■ WORK REQUIRED ■
Pictures aside, quote the whole listing exactly.

■ DATA ■
____________________
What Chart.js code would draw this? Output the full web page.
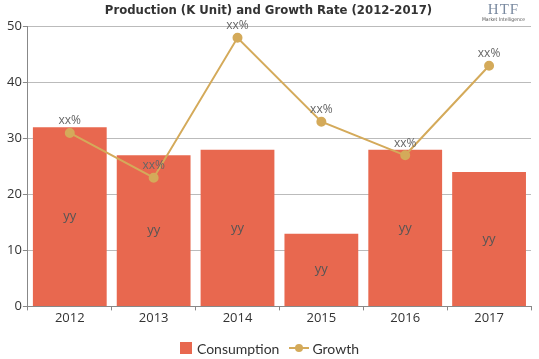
<!DOCTYPE html>
<html>
<head>
<meta charset="utf-8">
<script src="https://cdn.jsdelivr.net/npm/chart.js@4"></script>
<style>
  html, body { margin: 0; padding: 0; background: #fff; }
  #wrap { position: relative; width: 539px; height: 359px; }
  #logo { position: absolute; right: 14px; top: 2px; text-align: center; color: #7a8aa0; font-family: "Liberation Serif", serif; line-height: 1; }
  #logo .big { font-size: 15px; letter-spacing: 1px; }
  #logo .small { font-family: "DejaVu Sans Condensed", sans-serif; font-size: 5px; color: #555; }
  #legend { position: absolute; left: 0; right: 0; top: 338px; text-align: center; font-family: Lato, sans-serif; font-size: 14px; color: #333; }
  #legend span { display: inline-block; vertical-align: middle; }
  .sw-box { width: 12px; height: 12px; background: #e8684f; margin-right: 5px; }
  .sw-line { position: relative; width: 20px; height: 2px; background: #d4aa5a; margin: 0 3px 0 10px; }
  .sw-line::after { content: ""; position: absolute; left: 6px; top: -3px; width: 8px; height: 8px; border-radius: 50%; background: #d4aa5a; }
</style>
</head>
<body>
<div id="wrap">
  <canvas id="chart" width="539" height="359"></canvas>
  <div id="logo"><div class="big">HTF</div><div class="small">Market Intelligence</div></div>
  <div id="legend"><span class="sw-box"></span><span>Consumption</span><span class="sw-line"></span><span>Growth</span></div>
</div>
<script>
  const years = ["2012", "2013", "2014", "2015", "2016", "2017"];
  const consumption = [32, 27, 28, 13, 28, 24];
  const growth = [31, 23, 48, 33, 27, 43];
  const barLabels = ["yy", "yy", "yy", "yy", "yy", "yy"];
  const pointLabels = ["xx%", "xx%", "xx%", "xx%", "xx%", "xx%"];
  const yTicks = [0, 10, 20, 30, 40, 50];

  const BAR_COLOR = "#e8684f";
  const LINE_COLOR = "#d4aa5a";

  // draws the "yy" / "xx%" labels
  const valueLabels = {
    id: "valueLabels",
    afterDatasetsDraw(chart) {
      const ctx = chart.ctx;
      ctx.save();
      ctx.textAlign = "center";
      ctx.textBaseline = "middle";
      ctx.font = "13px 'Open Sans', sans-serif";
      ctx.fillStyle = "#555";
      chart.getDatasetMeta(1).data.forEach((b, i) => {
        ctx.fillText(barLabels[i], b.x, (b.y + b.base) / 2);
      });
      ctx.font = "12px 'Open Sans', sans-serif";
      ctx.fillStyle = "#666";
      chart.getDatasetMeta(0).data.forEach((p, i) => {
        ctx.fillText(pointLabels[i], p.x, p.y - 12);
      });
      ctx.restore();
    },
  };

  new Chart(document.getElementById("chart"), {
    data: {
      labels: years,
      datasets: [
        {
          type: "line",
          label: "Growth",
          data: growth,
          borderColor: LINE_COLOR,
          backgroundColor: LINE_COLOR,
          borderWidth: 2,
          pointRadius: 4,
          pointHoverRadius: 4,
          tension: 0,
          order: 0,
        },
        {
          type: "bar",
          label: "Consumption",
          data: consumption,
          backgroundColor: BAR_COLOR,
          borderWidth: 0,
          categoryPercentage: 1,
          barPercentage: 0.88,
          order: 1,
        },
      ],
    },
    options: {
      responsive: false,
      animation: false,
      layout: { padding: { left: 6, right: 8, top: 0, bottom: 33 } },
      scales: {
        x: {
          grid: { drawOnChartArea: false, tickLength: 4, color: "#888" },
          border: { color: "#888" },
          ticks: { color: "#333", font: { family: "'Open Sans', sans-serif", size: 13 }, padding: 0 },
        },
        y: {
          min: 0,
          max: 50,
          afterBuildTicks(axis) {
            axis.ticks = yTicks.map((v) => ({ value: v }));
          },
          grid: { color: "#bbb", tickLength: 5, tickColor: "#888" },
          border: { color: "#888" },
          ticks: { color: "#333", font: { family: "'Open Sans', sans-serif", size: 13 }, padding: 1 },
        },
      },
      plugins: {
        title: {
          display: true,
          text: "Production (K Unit) and Growth Rate (2012-2017)",
          color: "#333",
          font: { family: "'DejaVu Sans Condensed', sans-serif", size: 13, weight: "bold" },
          padding: { top: 3, bottom: 8 },
        },
        legend: { display: false },
        tooltip: { enabled: false },
      },
    },
    plugins: [valueLabels],
  });
</script>
</body>
</html>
____________________
■ RESULT OF THE TASK ■
What Chart.js code would draw this? Output the full web page.
<!DOCTYPE html>
<html>
<head>
<meta charset="utf-8">
<script src="https://cdn.jsdelivr.net/npm/chart.js@4"></script>
<style>
  html, body { margin: 0; padding: 0; background: #fff; }
  #wrap { position: relative; width: 539px; height: 359px; }
  #logo { position: absolute; right: 14px; top: 2px; text-align: center; color: #7a8aa0; font-family: "Liberation Serif", serif; line-height: 1; }
  #logo .big { font-size: 15px; letter-spacing: 1px; }
  #logo .small { font-family: "DejaVu Sans Condensed", sans-serif; font-size: 5px; color: #555; }
  #legend { position: absolute; left: 0; right: 0; top: 338px; text-align: center; font-family: Lato, sans-serif; font-size: 14px; color: #333; }
  #legend span { display: inline-block; vertical-align: middle; }
  .sw-box { width: 12px; height: 12px; background: #e8684f; margin-right: 5px; }
  .sw-line { position: relative; width: 20px; height: 2px; background: #d4aa5a; margin: 0 3px 0 10px; }
  .sw-line::after { content: ""; position: absolute; left: 6px; top: -3px; width: 8px; height: 8px; border-radius: 50%; background: #d4aa5a; }
</style>
</head>
<body>
<div id="wrap">
  <canvas id="chart" width="539" height="359"></canvas>
  <div id="logo"><div class="big">HTF</div><div class="small">Market Intelligence</div></div>
  <div id="legend"><span class="sw-box"></span><span>Consumption</span><span class="sw-line"></span><span>Growth</span></div>
</div>
<script>
  const years = ["2012", "2013", "2014", "2015", "2016", "2017"];
  const consumption = [32, 27, 28, 13, 28, 24];
  const growth = [31, 23, 48, 33, 27, 43];
  const barLabels = ["yy", "yy", "yy", "yy", "yy", "yy"];
  const pointLabels = ["xx%", "xx%", "xx%", "xx%", "xx%", "xx%"];
  const yTicks = [0, 10, 20, 30, 40, 50];

  const BAR_COLOR = "#e8684f";
  const LINE_COLOR = "#d4aa5a";

  // draws the "yy" / "xx%" labels
  const valueLabels = {
    id: "valueLabels",
    afterDatasetsDraw(chart) {
      const ctx = chart.ctx;
      ctx.save();
      ctx.textAlign = "center";
      ctx.textBaseline = "middle";
      ctx.font = "13px 'Open Sans', sans-serif";
      ctx.fillStyle = "#555";
      chart.getDatasetMeta(1).data.forEach((b, i) => {
        ctx.fillText(barLabels[i], b.x, (b.y + b.base) / 2);
      });
      ctx.font = "12px 'Open Sans', sans-serif";
      ctx.fillStyle = "#666";
      chart.getDatasetMeta(0).data.forEach((p, i) => {
        ctx.fillText(pointLabels[i], p.x, p.y - 12);
      });
      ctx.restore();
    },
  };

  new Chart(document.getElementById("chart"), {
    data: {
      labels: years,
      datasets: [
        {
          type: "line",
          label: "Growth",
          data: growth,
          borderColor: LINE_COLOR,
          backgroundColor: LINE_COLOR,
          borderWidth: 2,
          pointRadius: 4,
          pointHoverRadius: 4,
          tension: 0,
          order: 0,
        },
        {
          type: "bar",
          label: "Consumption",
          data: consumption,
          backgroundColor: BAR_COLOR,
          borderWidth: 0,
          categoryPercentage: 1,
          barPercentage: 0.88,
          order: 1,
        },
      ],
    },
    options: {
      responsive: false,
      animation: false,
      layout: { padding: { left: 6, right: 8, top: 0, bottom: 33 } },
      scales: {
        x: {
          grid: { drawOnChartArea: false, tickLength: 4, color: "#888" },
          border: { color: "#888" },
          ticks: { color: "#333", font: { family: "'Open Sans', sans-serif", size: 13 }, padding: 0 },
        },
        y: {
          min: 0,
          max: 50,
          afterBuildTicks(axis) {
            axis.ticks = yTicks.map((v) => ({ value: v }));
          },
          grid: { color: "#bbb", tickLength: 5, tickColor: "#888" },
          border: { color: "#888" },
          ticks: { color: "#333", font: { family: "'Open Sans', sans-serif", size: 13 }, padding: 1 },
        },
      },
      plugins: {
        title: {
          display: true,
          text: "Production (K Unit) and Growth Rate (2012-2017)",
          color: "#333",
          font: { family: "'DejaVu Sans Condensed', sans-serif", size: 13, weight: "bold" },
          padding: { top: 3, bottom: 8 },
        },
        legend: { display: false },
        tooltip: { enabled: false },
      },
    },
    plugins: [valueLabels],
  });
</script>
</body>
</html>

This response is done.